Background on rent decision
On 19th February 2020, the First Hall (Civil Court) in its Constitutional Jurisdiction as presided over by Madam Justice Anna Felice delivered a decision on strength of recent national judgements and of EctHR case-law in which the Court declared that the application of the rent regulating laws breached the fundamental human rights of plaintiff Emanuel Ciantar, an owner of a warehouse in Marsa – which property was being rented for a miserely €2.91 a day payable every six months in advance. This property had been bequeated to Ciantar by his father by virtue of a deed published in 1991. Mr. Ciantar’s father had rented the warehouse to Grech and Co. Limited on October 1975 thereby regulated by Chapter 69 of the Laws of Malta. As described by the plaintiff in his writ of summons, the property was situated in a commercial area which, also considering its proportions (377m2) had the potential of generating between €30 and €50 a day. Ciantar explained that as soon as he had inherited the property, he made efforts to persuade the tenant company with an increase of Lm5 (€11.65) per day over the said property, including with the issuance of an official letter. The company declined and this resonated with the decision taken by the Rent Regulation Board in 2004 by which the Board held that there were no prospects for an increase in rent on the said warehouse.
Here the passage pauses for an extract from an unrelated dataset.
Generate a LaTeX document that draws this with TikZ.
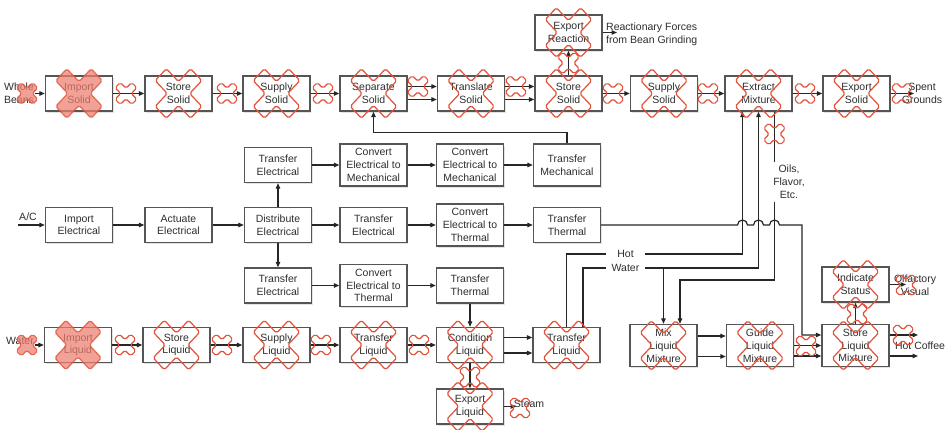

To make matters worse for Ciantar were the draconian restrictions of the law itself given that so long as Chapter 69 remained in force all hopes of claiming back possession of the warehouse leased as a ‘shop’ were futile.
Court’s forma mentis
In view of the adversities, the plaintiff called upon the Constitutional Court to tip off the balance in his favour and in concrete terms declare the unconstitutionality of the provisions of the Reletting of Urban Property (Regulation) Ordinance as a 1930s legislative remnant and have his right to enjoy property unfetteredly restored. The Court made reference to European case-law, notably Amato Gauci vs. Malta (App no. 47045/06) on the requirement of proportionality:
“a measure aiming at controlling the use of property can only be justified if it is shown, inter alia, to be ‘in accordance with the general interest’
In juxtaposition with this consideration, Madam Felice quoted Lithgrow and Others v. United Kingdom laying emphasis on the criterion of ‘fair balance’:
“The Court recalls that not only must a measure depriving a person of his property pursue, on the facts as well as in principle, a legitimate aim ‘in the public interest’, but there must also be a reasonable relationship of proportionality between the means employed and the aim sought to be realised.”
The Constitutional Court furthermore made a striking parallelism between Ciantar’s situation and the cause celebre of Amato Gauci v. Malta:
“The European Court considered in detail the impact that 1979 Act had on the property of applicant Amato Gauci. The Court further observe that the applicant could not enjoy the physical possession of his own property and could not terminate the lease: ‘Thus, while the applicant remained the owner of the property he was subjected to a forced landlord-tenant relationship for an indefinite period of time’.
This in the considered opinion of the Court was the crux of the case.
‘Legislation a manifest disadvantage to landowners’
The Court probed into the grievance of Ciantar in an attempt to identify whether there had been an infringement of Article 37 of the Constitution and Article 1 of Protocol 1 of the European Convention. The Court observed that Article 1 of the Convention had three pillars namely:
- The peaceful enjoyment of one’s property.
- The deprivation of one’s property is subject to conditions.
- The State should have the right to control the use of property depending on the general interest of society as a whole.
All these were pertinent as reflective of the principle of State infringement with the right to unperturbed enjoyment of property. Any kind of interference has to be compatible with the principles of legality, legitimate aim in the interest of the common good and the principle of fair balance, the Court ruled.
The Court also referred to the interesting case of Emanuel Bezzina et v. Avukat Ġenerali et in which it made a historical synposis en passant of the retrorgrade measures of the rent regime currently in force, which although marked by genuine legislative interventions, failed to keep the same pace with the increase of the economic growth and enhancement of public expenditure.
Rather than maintaining a fair balance this counter-productively caused a disproportionate burden and a ‘manifest disadvantage’ vis-a-vis landowners.
On account of the explored case-law and the ingredients of the case at hand, the Constitutional Court declared that the reletting laws in force breached the fundamental human rights of the plaintiff and asserted that the provisions of Article 69 were not applicable to the lease in question.
Finally, the Constitutional Court awarded plaintiff a compensation of €20,000 in constitutional damages.
Such costs are to be borne by the State Advocate.